In questo confuso contesto il governo affronta il tema del cambiamento statutario delle Banche Popolari, delle Bcc con un'ipotesi di riforma che mette in evidenza, certamente, i ritardi nei cambiamenti a loro richiesti dai tempi ma ha una connotazione antistorica e discutibile nei tempi e nei modi nel contesto storico in cui ci stiamo muovendo specie di fronte ad una finanza sovradimensionata. Le popolari e la Bcc hanno avuto un immobilismo eccessivo nella governance che ha finito per generare comportamenti opportunistici ma questo è il modello culturale di un paese che da 40 anni non produce cultura e vive della rendita ma che sia la politica, prima colpevole a sollevare e cavalcare il problema, è emblematico.
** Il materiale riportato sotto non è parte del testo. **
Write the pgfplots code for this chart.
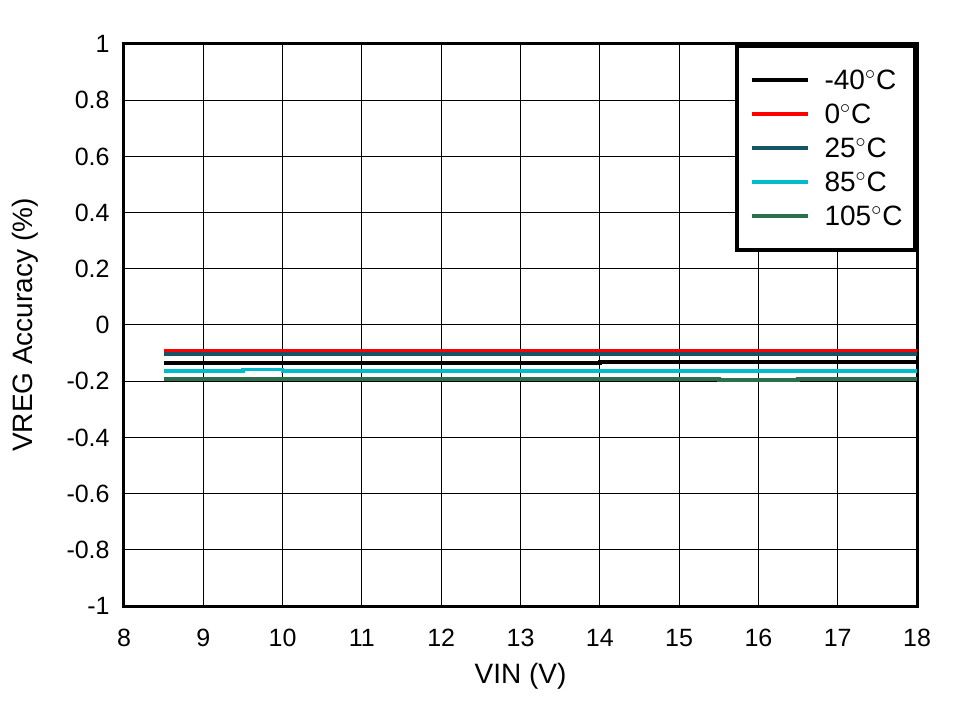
\documentclass[border=0pt]{standalone}
\usepackage{fontspec}
\setmainfont{Liberation Sans}
\usepackage{pgfplots}
\pgfplotsset{compat=1.18}
\definecolor{cRed}{RGB}{255,0,0}
\definecolor{cTeal}{RGB}{22,84,102}
\definecolor{cCyan}{RGB}{0,188,204}
\definecolor{cGreen}{RGB}{45,110,75}
\begin{document}
\begin{tikzpicture}
\begin{axis}[
  width=396.5pt, height=281pt, scale only axis,
  xmin=8, xmax=18, ymin=-1, ymax=1,
  xtick={8,9,...,18},
  ytick={-1,-0.8,...,1},
  yticklabels={-1,-0.8,-0.6,-0.4,-0.2,0,0.2,0.4,0.6,0.8,1},
  grid=major,
  major grid style={line width=0.5pt, black},
  major tick length=0pt,
  axis line style={line width=1.5pt},
  font=\fontsize{12.5}{15}\selectfont,
  /pgf/number format/assume math mode=true,
  xticklabel style={anchor=center, yshift=-16pt, inner sep=0pt},
  yticklabel style={anchor=east, xshift=-7pt, inner sep=0pt},
  xlabel={VIN (V)},
  ylabel={VREG Accuracy (\%)},
  label style={font=\fontsize{14}{17}\selectfont},
  xlabel style={at={(axis description cs:0.5,-0.1246)}, anchor=center, inner sep=0pt},
  ylabel style={at={(axis description cs:-0.1248,0.5)}, anchor=center, inner sep=0pt},
  legend cell align=left,
  legend style={at={(1,1)}, anchor=north east, line width=2pt, draw=black, fill=white,
    inner xsep=6.25pt, inner ysep=12pt, row sep=7pt,
    nodes={inner sep=0pt, text height=10pt, text depth=0pt, line width=0.4pt},
    /tikz/every odd column/.append style={column sep=7.5pt},
    font=\fontsize{14}{17}\selectfont},
  legend image code/.code={\draw[line width=2pt, #1] (0pt,0pt) -- (28pt,0pt);},
  every axis plot/.append style={line width=1.75pt},
]
\addplot[black] coordinates {(8.5,-0.135) (14,-0.135) (14,-0.131) (18,-0.131)};
\addlegendentry{-40${}^\circ$C}
\addplot[cRed] coordinates {(8.5,-0.093) (18,-0.093)};
\addlegendentry{0${}^\circ$C}
\addplot[cTeal] coordinates {(8.5,-0.1025) (18,-0.1025)};
\addlegendentry{25${}^\circ$C}
\addplot[cCyan] coordinates {(8.5,-0.163) (9.5,-0.163) (9.5,-0.158) (10,-0.158) (10,-0.163) (18,-0.163)};
\addlegendentry{85${}^\circ$C}
\addplot[cGreen] coordinates {(8.5,-0.192) (15.5,-0.192) (15.5,-0.196) (16.5,-0.196) (16.5,-0.192) (18,-0.192)};
\addlegendentry{105${}^\circ$C}
\coordinate (sw) at (rel axis cs:0,0);
\coordinate (ne) at (rel axis cs:1,1);
\end{axis}
\path (sw) ++(-62pt,-47.5pt) coordinate (a);
\path (ne) ++(20.5pt,22pt) coordinate (b);
\path (a) rectangle (b);
\end{tikzpicture}
\end{document}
Gran parte della responsabilità del disastro non è attribuibile solo all’avidità ed immoralità dei politici ma anche al contesto culturale che i guru della finanza e dell’economia avevano contribuito a rendere i titoli tossici – derivati, cds, futures, otc...- un elisir di lunga vita perché l’asimmetria informativa dominante obbligava a fidarsi degli "sciamani" della finanza che garantivano la verità incontrovertibile.

Evidenziare i problemi delle Banche Popolari e le Bcc è corretto, ma in questo momento non sembra essere la priorità del paese in cui tutto peggiora, non sembra utile accentuare i conflitti con quei soggetti che nel bene, ma anche nel male talora, rappresentano la storia del paese, la solidarietà collaborativa a cui si deve ritornare, il legame con il territorio e l’economia reale per farle diventare Spa. Poi riesumare dal sarcofago nubiano dove la storia lo aveva seppellito culturalmente il "mantra del creare valore per gli azionisti" è del tutto fuori luogo.